Contemporary Color Screen 12 articles

Contemporary Color


Contemporary Color Poster
  • Color guard routines are mini-narratives, but the “Contemporary Color” directors largely decline to follow them, nervously cutting to backstage action when a hook eludes them. When a color guard truly connects with a magnetic musical performer, or the combination of music and choreography guides the filmmakers to an impressionistic approach, the application of cinema to live performance yields exceptional results. But over all, this movie is less “you are there” than “you had to be there.”

  • Unlike that other concert doc Byrne was involved in, Stop Making Sense, the Ross Brothers fracture the bodies on screen, and make little attempt to create a coherent sense of space or temporality. In Nelly Furtado’s performance, for example, the action is momentarily framed so that the focal point of the screen is the space between Furtado (standing on an elevated part of the stage) and the dancers (who are whirling down below her), neither fully visible, diffusing the energy of the performance.

  • A documentary of [David Byrne's] unusual performance that refuses to just be a concert movie... Performances themselves are captured from a variety of angles, with much impressionistic distancing: several times, superimposed layers of a close-up of the performer over a wide shot of the auditorium, that placed over a medium-shot of the performer on stage, prove tricky and stimulating to unpack.

  • Think of Contemporary Color as the Ross brothers' experimental film, with the dance routines allowing them to try out different forms of purely visual spectacle in ways that are occasionally intoxicating and inventive.

  • As Jonathan Demme did with Stop Making Sense, the Ross brothers are intent on making a film, rather than offering literal-minded coverage of an event. This ambition isn't as straightforward as it may sound, as cinematic compositions could potentially squander our awareness of the excellence of the performances, while dutiful lensing of the dances may make for uninvolving filmmaking. The Rosses utilize a series of fades—synced with the songs—that bridge the music to the dancing.
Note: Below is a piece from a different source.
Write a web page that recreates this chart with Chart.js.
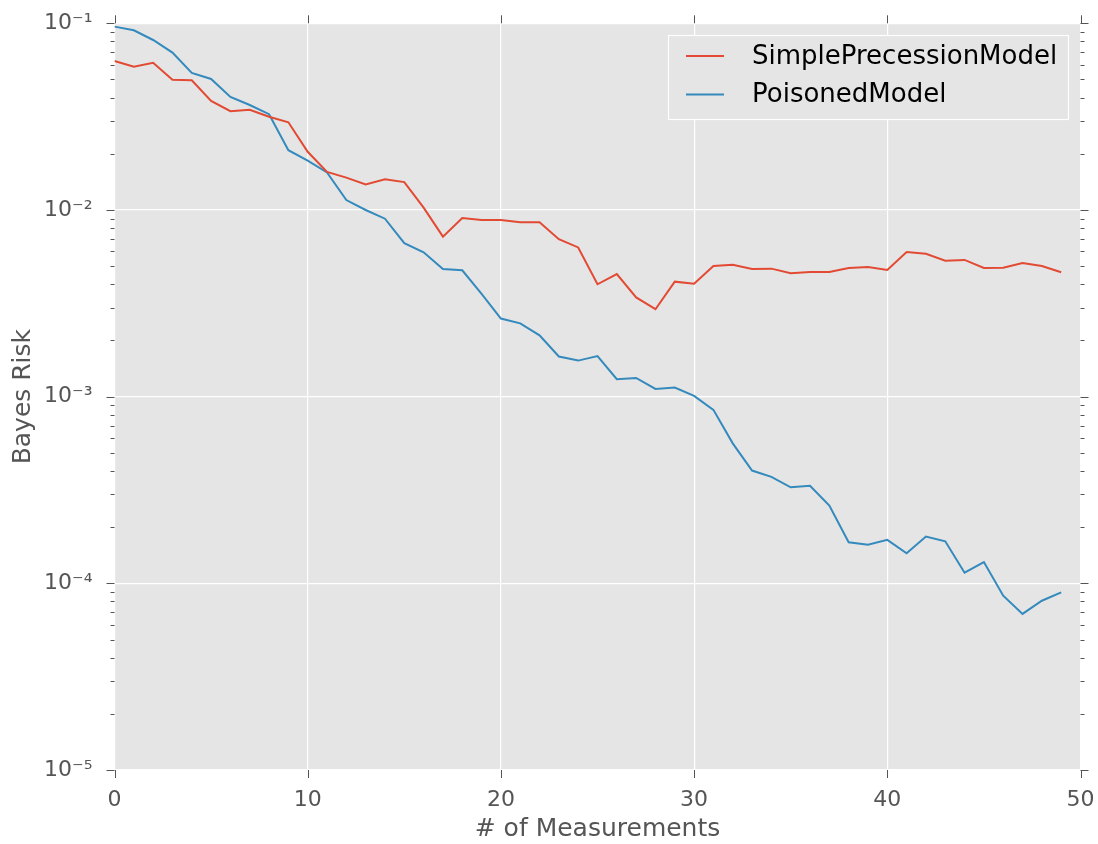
<!DOCTYPE html>
<html lang="en">
  <head>
    <meta charset="UTF-8" />
    <title>Bayes Risk vs Measurements</title>
    <script src="https://cdn.jsdelivr.net/npm/chart.js"></script>
    <style>
      html, body { margin: 0; padding: 0; background: #ffffff; }
      canvas { display: block; }
    </style>
  </head>
  <body>
    <canvas id="riskChart" width="1098" height="844"></canvas>

    <script>
      // --- data ---
      const measurements = [
        0, 1, 2, 3, 4, 5, 6, 7, 8, 9, 10, 11, 12, 13, 14, 15, 16, 17, 18, 19, 20, 21, 22, 23, 24,
        25, 26, 27, 28, 29, 30, 31, 32, 33, 34, 35, 36, 37, 38, 39, 40, 41, 42, 43, 44, 45, 46, 47, 48, 49,
      ];

      const simplePrecessionRisk = [
        0.0628, 0.0585, 0.0615, 0.0499, 0.0495, 0.0384, 0.0338, 0.0344, 0.0316, 0.0295,
        0.0205, 0.016, 0.0149, 0.0137, 0.0146, 0.0141, 0.0103, 0.0072, 0.00906, 0.00884,
        0.00884, 0.0086, 0.0086, 0.00697, 0.0063, 0.004, 0.00454, 0.0034, 0.00294, 0.00413,
        0.00403, 0.00501, 0.00509, 0.00483, 0.00485, 0.00458, 0.00466, 0.00466, 0.00489, 0.00495,
        0.00477, 0.00596, 0.00583, 0.00535, 0.0054, 0.00489, 0.0049, 0.0052, 0.00501, 0.00464,
      ];

      const poisonedRisk = [
        0.096, 0.0917, 0.0814, 0.0697, 0.0542, 0.0503, 0.0403, 0.0365, 0.0326, 0.0209,
        0.0184, 0.0159, 0.0113, 0.01, 0.00898, 0.00664, 0.00593, 0.00483, 0.00475, 0.00355,
        0.00262, 0.00247, 0.00213, 0.00164, 0.00156, 0.00165, 0.00124, 0.00126, 0.0011, 0.00112,
        0.00101, 0.00085, 0.000562, 0.000402, 0.000372, 0.000327, 0.000333, 0.000261, 0.000166, 0.000161,
        0.000171, 0.000145, 0.000178, 0.000168, 0.000114, 0.00013, 0.0000859, 0.0000686, 0.0000807, 0.0000895,
      ];

      const seriesNames = ["SimplePrecessionModel", "PoisonedModel"];
      const xTickValues = [0, 10, 20, 30, 40, 50];
      const yTickValues = [1e-5, 1e-4, 1e-3, 1e-2, 1e-1];
      const yTickLabels = ["10\u207B\u2075", "10\u207B\u2074", "10\u207B\u00B3", "10\u207B\u00B2", "10\u207B\u00B9"];

      const FONT = "'DejaVu Sans', 'Liberation Sans', sans-serif";
      const TEXT_GREY = "#555555";
      const PANEL_BG = "#E5E5E5";

      // grey panel behind the plot
      const panelBackground = {
        id: "panelBackground",
        beforeDraw(chart) {
          const { ctx, chartArea: a } = chart;
          ctx.save();
          ctx.fillStyle = PANEL_BG;
          ctx.fillRect(a.left, a.top, a.right - a.left, a.bottom - a.top);
          ctx.restore();
        },
      };

      // outward tick marks on all four sides, plus log minor ticks
      const tickMarks = {
        id: "tickMarks",
        afterDraw(chart) {
          const { ctx, chartArea: a } = chart;
          const xs = chart.scales.x;
          const ys = chart.scales.y;
          ctx.save();
          ctx.strokeStyle = TEXT_GREY;
          ctx.lineWidth = 1;
          ctx.beginPath();
          xTickValues.forEach((v) => {
            const px = Math.round(xs.getPixelForValue(v)) + 0.5;
            ctx.moveTo(px, a.bottom);
            ctx.lineTo(px, a.bottom + 8);
            ctx.moveTo(px, a.top);
            ctx.lineTo(px, a.top - 8);
          });
          yTickValues.forEach((v) => {
            const py = Math.round(ys.getPixelForValue(v)) + 0.5;
            ctx.moveTo(a.left, py);
            ctx.lineTo(a.left - 8, py);
            ctx.moveTo(a.right, py);
            ctx.lineTo(a.right + 8, py);
          });
          yTickValues.slice(0, -1).forEach((base) => {
            for (let m = 2; m <= 9; m++) {
              const py = Math.round(ys.getPixelForValue(base * m)) + 0.5;
              ctx.moveTo(a.left, py);
              ctx.lineTo(a.left - 4, py);
              ctx.moveTo(a.right, py);
              ctx.lineTo(a.right + 4, py);
            }
          });
          ctx.stroke();
          ctx.restore();
        },
      };

      // legend box inside the upper right of the plot
      const insideLegend = {
        id: "insideLegend",
        afterDraw(chart) {
          const { ctx } = chart;
          const box = { left: 668.5, top: 35.5, right: 1068.5, bottom: 119.5 };
          const rows = [56, 94.5];
          ctx.save();
          ctx.fillStyle = PANEL_BG;
          ctx.fillRect(box.left, box.top, box.right - box.left, box.bottom - box.top);
          ctx.strokeStyle = "#ffffff";
          ctx.lineWidth = 1.2;
          ctx.strokeRect(box.left, box.top, box.right - box.left, box.bottom - box.top);
          ctx.font = "26px " + FONT;
          ctx.textBaseline = "middle";
          ctx.textAlign = "left";
          chart.data.datasets.forEach((ds, i) => {
            ctx.strokeStyle = ds.borderColor;
            ctx.lineWidth = 2;
            ctx.beginPath();
            ctx.moveTo(686, rows[i]);
            ctx.lineTo(724, rows[i]);
            ctx.stroke();
            ctx.fillStyle = "#000000";
            ctx.fillText(ds.label, 752, rows[i] + 1);
          });
          ctx.restore();
        },
      };

      const ctx = document.getElementById("riskChart").getContext("2d");
      new Chart(ctx, {
        type: "line",
        data: {
          labels: measurements,
          datasets: [
            {
              label: seriesNames[0],
              data: simplePrecessionRisk,
              borderColor: "#E24A33",
              borderWidth: 2,
              pointRadius: 0,
              tension: 0,
            },
            {
              label: seriesNames[1],
              data: poisonedRisk,
              borderColor: "#348ABD",
              borderWidth: 2,
              pointRadius: 0,
              tension: 0,
            },
          ],
        },
        options: {
          responsive: false,
          animation: false,
          devicePixelRatio: 1,
          layout: { padding: { top: 23.3, right: 17.5, left: 0, bottom: 0 } },
          plugins: {
            legend: { display: false },
            tooltip: { enabled: false },
          },
          scales: {
            x: {
              type: "linear",
              min: 0,
              max: 50,
              afterBuildTicks(scale) {
                scale.ticks = xTickValues.map((v) => ({ value: v }));
              },
              afterFit(scale) {
                scale.height = 74;
                scale.paddingLeft = 0;
                scale.paddingRight = 0;
              },
              grid: { color: "#ffffff", lineWidth: 1.2, drawTicks: false },
              border: { display: false },
              ticks: {
                color: TEXT_GREY,
                font: { family: FONT, size: 22 },
                padding: 17,
                maxRotation: 0,
                autoSkip: false,
              },
              title: {
                display: true,
                text: "# of Measurements",
                color: TEXT_GREY,
                font: { family: FONT, size: 25 },
                padding: { top: 0, bottom: 0 },
              },
            },
            y: {
              type: "logarithmic",
              min: 1e-5,
              max: 1e-1,
              afterBuildTicks(scale) {
                scale.ticks = yTickValues.map((v) => ({ value: v }));
              },
              afterFit(scale) {
                scale.width = 114.5;
                scale.paddingTop = 0;
                scale.paddingBottom = 0;
              },
              grid: { color: "#ffffff", lineWidth: 1.2, drawTicks: false },
              border: { display: false },
              ticks: {
                color: TEXT_GREY,
                font: { family: FONT, size: 22 },
                padding: 22,
                autoSkip: false,
                callback: (value, index) => yTickLabels[index],
              },
              title: {
                display: true,
                text: "Bayes Risk",
                color: TEXT_GREY,
                font: { family: FONT, size: 25 },
                padding: { top: 8, bottom: 0 },
              },
            },
          },
        },
        plugins: [panelBackground, tickMarks, insideLegend],
      });
    </script>
  </body>
</html>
  • The arrangement of bodies onscreen is so striking that even when the movie's energy starts to flag in the second half, there's always something beautiful to watch or listen to. I hope the filmmakers don't take it as a knock when I say that this project would probably work just as well or better as a video installation or some kind of virtual reality experience. It's more visceral than intellectual... It's a musical performance documentary, but the film is giving a musical performance of its own.

  • It's part concert movie, part backstage doc. But its most exciting element isn't the great music or the wonderful dancing; it's the joy of the kids on these teams as they put on an emotional show in this surreally immense setting.

  • It captures the essence of the event in question with expert craftsmanship, and the filmmaking prowess doesn't overwhelm the show. At 100 minutes, it runs long, with the momentum rising and falling on the basis of who happens to take the stage. No amount of fancy cutaways obscure the weaker moments. But there's no doubting that Byrne — and, by extension, the Ross brothers — have delivered an entirely original blend of psychedelic experiences with a realistic window into American life.

  • The film doesn’t just show us the final performances at Barclays; it revels in the months of practice, the anticipation, the greater context. The Rosses cross-cut between the concert footage and images of the teams in their high school gyms at practice. They also stage stylized sequences of the teenagers in their own spaces, outside the gym or the stadium. The film transcends the concert or dance doc formula.

  • Ultimately this kaleidoscopic concert film, brilliantly edited by Bill, about the staging of David Byrne’s gloriously odd idea to combine experimental pop music and color guard, could only be made by the Rosses.

  • With its viewer immersion, Contemporary Color opens up the possibilities of the concert film in a way that should serve as a guide to other concert filmmakers, who can use the Ross brothers' method of casual-but-comprehensive observation to do more than simply record performances for a mass audience. By offering an array of spectacle and narrative, the siblings encourage the individual to curate his or her own understanding of the evening.

  • It captures the feeling of the best of the Obama years, when, it seemed, we were all coasting along the moral arc of the universe as it bent towards justice. As indie and neo-R&B acts play their songs, composed to inspire choreography from amateurs of all races and orientations and body types, the film offers a spectacle that’s audio-visual and multimedia, interdisciplinary and intersectional, and open-minded in the evident mutual admiration across medium, genre and class.